Multiscale kinetic transport models for the spread of epidemics with uncertain data

Most epidemiological models are rooted in the pioneering work proposed by Kermack and McKendrick and are based on systems of deterministic ODEs, which describe the temporal evolution of the spread of an infectious disease assuming population and territorial homogeneity. Generally, the concept of the average behavior of a population is sufficient to have a first reliable description of an epidemic development, but the inclusion of the spatial component becomes crucial when it is necessary to consider spatially heterogeneous interventions, as in the case of the COVID-19 pandemic. Moreover, any realistic data-driven model must take into account the large uncertainty in the values reported by official sources such as the amount of infectious individuals.

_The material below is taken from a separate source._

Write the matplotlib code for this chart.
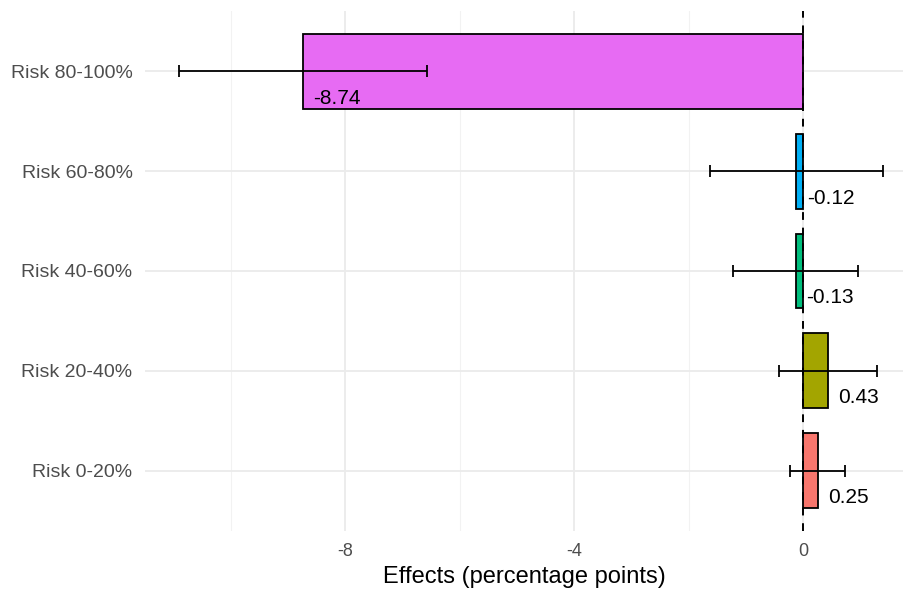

In this work, drawing inspiration from kinetic theory, recent advances on the development of stochastic multiscale kinetic transport models for the spread of epidemics under uncertain data are presented. The propagation of the infectious disease is described by the spatial movement and interactions of individuals divided into commuters moving in the territory on a wide scale and non-commuters acting only on urban scales. The resulting models are solved numerically through a suitable stochastic Asymptotic-Preserving IMEX Runge-Kutta Finite Volume Collocation Method, which ensures a consistent treatment of the system of equations, without loss of accuracy when entering in the stiff, diffusive regime. Application studies concerning the spread of the COVID-19 pandemic in Italy assess the validity of the proposed methodology.